Romola Garai’s debut as writer-director shows ambition and a commitment to the weird that makes a different impression – and marks her out as a rather interesting filmmaker. Amulet doesn’t always work but it’s certainly memorable.
There are superficial parallels with His House as a guilt-ridden refugee in the UK is homed in a haunted environment and discovers horrors behind peeling wallpaper and in blocked drains, but this takes a few very different turns. In flashbacks, set in an unnamed European country during a border war, clean-shaven soldier Tomas (Alex Secareanu) mans a sentry box on a road through the woods. His mother has used clout to get him a post away from the fighting, where he whiles away the time reading Hannah Arendt and eventually shelters a fleeing woman (Angelika Papoulia) from possible persecution. In the present day (or thereabouts), bearded Tomas is an undocumented day labourer in a hostile Britain, sleeping rough and prone to night terrors in which he is capable of self-harm.
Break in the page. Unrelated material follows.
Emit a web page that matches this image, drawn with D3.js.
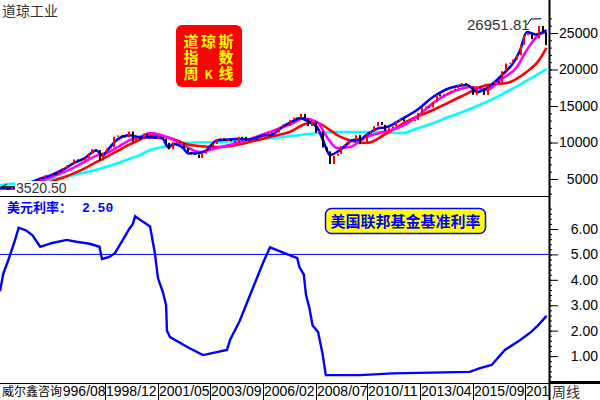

A very odd nun (Imelda Staunton) pulls him off the streets and places him in a near-derelict old house where downtrodden Magda (Carla Juri) cares for her terminally-ill, often violent mother (Anah Ruddin). He does odd jobs and makes a start on forging a connection with the naturally suspicious Magda – and starts noticing bitemarks, strange sigils behind the plaster and other omens. A hairless mutant bat clogging the toilet suggests even nastier stuff to come. All this takes him back to his origin story, which involves a daggerlike amulet dug up in the forest and Something Bad That Happened.
Once inside the gloomy house, Garai dials down the social realism and plays up the ghost story … dropping hints of the real situation between the cooped-up characters. In the third act, she uses much more surreal imagery (including a giant snail-shell) to accompany plot and character reversals. For a while, it’s not clear which of the characters are monsters – and later it takes more time to specify what kind of monsters they are, as regular human rottenness and the demonic jostle for precedence. Secareanu holds it all in as a walking shell of a man but Juri is allowed a wider range of expression as the very peculiar custodian of a charge who seems to be another in a recent run of dementia-suffering horror film characters but turns out to be even odder than that.